Board preparation is often treated as a discrete event. Teams begin to assemble materials, align on numbers and refine the narrative a few days or weeks before the meeting. That approach may produce a polished deck, but it rarely produces a strong board conversation. The reason is that boards evaluate more than presentation quality. They evaluate whether management has been thinking clearly throughout the period under review.

A board-ready narrative is therefore not a late-stage communication product. It is the visible summary of management discipline: how issues were surfaced, how capital was prioritized, how underperformance was interpreted and how corrective action was governed before external scrutiny arrived.

Boards assess judgment as much as performance

Directors understand that businesses face uncertainty. What they watch closely is how leadership interprets weak signals, distinguishes temporary volatility from structural problems and decides which trade-offs deserve attention. A board deck that reports outcomes without showing the quality of management thinking leaves too much unanswered.

This is why narrative matters. Not narrative as spin, but narrative as disciplined explanation. It should show how management understood the period, which issues were escalated early and how capital or operating decisions were linked to strategic priorities.

The strongest board deck is not the one that looks most polished. It is the one that reveals the most disciplined thinking behind the business.

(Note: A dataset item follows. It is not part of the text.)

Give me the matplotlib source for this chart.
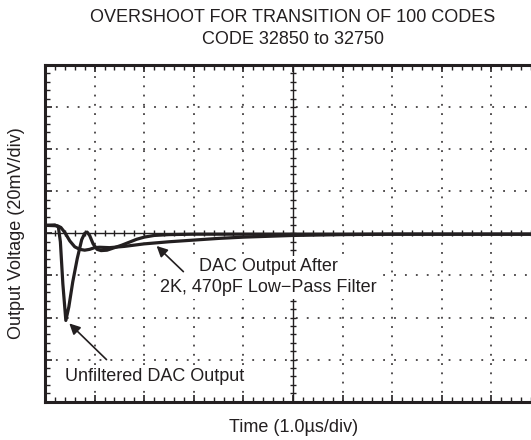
import matplotlib.pyplot as plt
import numpy as np
from matplotlib.ticker import MultipleLocator

plt.rcParams['font.family'] = ['Liberation Sans', 'DejaVu Sans']

# traces in screen divisions (x: 1.0us/div, y: 20mV/div, 0 = centre line)
unfilt_x = [0, 0.2, 0.27, 0.31, 0.36, 0.42, 0.48, 0.56, 0.65, 0.74, 0.8, 0.85,
            0.9, 0.97, 1.05, 1.13, 1.25, 1.4, 1.55, 1.7, 1.85, 2.0, 2.2, 2.5,
            3.0, 3.5, 4.5, 6.0, 8.0, 10.0]
unfilt_y = [0.19, 0.2, 0.15, -0.2, -1.2, -2.07, -1.75, -1.15, -0.6, -0.15, 0.0, 0.03,
            -0.05, -0.25, -0.38, -0.41, -0.4, -0.34, -0.28, -0.21, -0.14, -0.09, -0.05, -0.03,
            -0.02, -0.02, -0.02, -0.02, -0.02, -0.02]

filt_x = [0, 0.25, 0.32, 0.4, 0.5, 0.6, 0.7, 0.8, 0.9, 1.0, 1.1, 1.3, 1.6,
          2.0, 2.5, 3.0, 3.5, 4.0, 5.0, 6.0, 7.0, 8.0, 10.0]
filt_y = [0.19, 0.18, 0.14, 0.02, -0.18, -0.32, -0.38, -0.4, -0.38, -0.34, -0.33, -0.34, -0.31,
          -0.25, -0.2, -0.16, -0.12, -0.09, -0.05, -0.03, -0.02, -0.02, -0.02]

ink = '#231f20'
fs = 13

fig = plt.figure(figsize=(5.31, 4.40), dpi=100)
# axes runs past the right edge of the page, like the scanned scope plot
ax = fig.add_axes([45 / 531, 38.3 / 440, 496 / 531, 336.7 / 440])
ax.set_xlim(0, 10)
ax.set_ylim(-4, 4)

# dotted graticule, one dot per minor division
for gx in range(1, 10):
    if gx != 5:
        ax.axvline(gx, color=ink, lw=1.1, linestyle=(0, (1.2, 4.86)), zorder=1)
for gy in range(-3, 4):
    if gy != 0:
        ax.axhline(gy, color=ink, lw=1.1, linestyle=(0, (1.2, 5.94)), zorder=1)

# centre cross with its own tick marks
ax.axhline(0, color=ink, lw=1.0, zorder=1)
ax.axvline(5, color=ink, lw=1.0, zorder=1)
cx = np.arange(0.2, 10, 0.2)
cy = np.arange(-3.8, 4, 0.2)
ax.plot(cx, np.zeros_like(cx), ls='none', marker='|', ms=5, mew=1.0, color=ink, zorder=1)
ax.plot(np.full_like(cy, 5), cy, ls='none', marker='_', ms=5, mew=1.0, color=ink, zorder=1)

ax.plot(filt_x, filt_y, color=ink, lw=2.3, zorder=3)
ax.plot(unfilt_x, unfilt_y, color=ink, lw=2.3, zorder=3)

for side in ['left', 'bottom', 'top']:
    ax.spines[side].set_linewidth(2.2)
    ax.spines[side].set_color(ink)
ax.spines['right'].set_visible(False)

ax.xaxis.set_major_locator(MultipleLocator(1))
ax.xaxis.set_minor_locator(MultipleLocator(0.2))
ax.yaxis.set_major_locator(MultipleLocator(1))
ax.yaxis.set_minor_locator(MultipleLocator(0.2))
ax.tick_params(which='both', direction='in', top=True, bottom=True, left=True, right=False,
               labelbottom=False, labelleft=False, color=ink)
ax.tick_params(which='major', length=5, width=1.2)
ax.tick_params(which='minor', length=3.5, width=1.0)

arrow = dict(arrowstyle='-|>', color=ink, lw=1.2, mutation_scale=16, shrinkA=0, shrinkB=0)
ax.annotate('', xy=(2.25, -0.3), xytext=(2.79, -0.91), arrowprops=arrow, zorder=4)
ax.annotate('', xy=(0.49, -2.14), xytext=(1.24, -3.0), arrowprops=arrow, zorder=4)

# labels sit on white patches that hide the graticule behind them
box = dict(facecolor='white', edgecolor='none', pad=1.5)
ax.text(4.5, -1.04, 'DAC Output After\n2K, 470pF Low\u2212Pass Filter', ha='center', va='center',
        multialignment='center', linespacing=1.35, fontsize=fs, color=ink, bbox=box, zorder=2)
ax.text(0.4, -3.39, 'Unfiltered DAC Output', ha='left', va='center', fontsize=fs, color=ink,
        bbox=box, zorder=2)

fig.text(0.552, 1 - 17 / 440, 'OVERSHOOT FOR TRANSITION OF 100 CODES', ha='center', va='center',
         fontsize=fs, color=ink)
fig.text(0.552, 1 - 40 / 440, 'CODE 32850 to 32750', ha='center', va='center',
         fontsize=fs, color=ink)
fig.text(0.552, 1 - 427 / 440, 'Time (1.0\u00b5s/div)', ha='center', va='center',
         fontsize=fs, color=ink)
fig.text(0.032, 1 - 233 / 440, 'Output Voltage (20mV/div)', ha='center', va='center',
         rotation=90, fontsize=fs, color=ink)

fig.savefig('out.png', dpi=100)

Issue discipline creates narrative quality

Teams that tell better board stories usually manage better during the quarter. They maintain clearer issue logs, define accountable owners, distinguish signal from noise and revisit corrective actions at the right cadence. When board week arrives, those habits make the narrative easier to build because the thinking has already happened.

By contrast, management teams that defer framing until the end of the cycle often fall back on defensive explanation. They know the numbers, but the thread connecting cause, response and implication is weak. Boards notice that quickly.

Capital decisions should be visible in the story

Boards care about where management placed emphasis, where it exercised restraint and how those choices support long-term resilience. If capital deployment, cost protection or funding logic is invisible in the board narrative, the picture remains incomplete.

The strongest board materials therefore make resource allocation legible. They do not bury the real trade-offs in appendices or treat them as separate finance topics. They show how the operating story and the capital story belong together.

What strong teams do differently

  • They build narrative through continuous issue framing rather than last-minute editing.
  • They show how management interpreted signals, not just what the signals were.
  • They link performance commentary to capital consequences and corrective ownership.
  • They prepare boards for judgment, not just for information intake.

Closing thought

Premium board communication is not theatrical. It is evidence of disciplined management. When the narrative is built through steady operating rigor, the board sees something more valuable than polish: it sees a leadership team that understands the business well enough to govern it under pressure.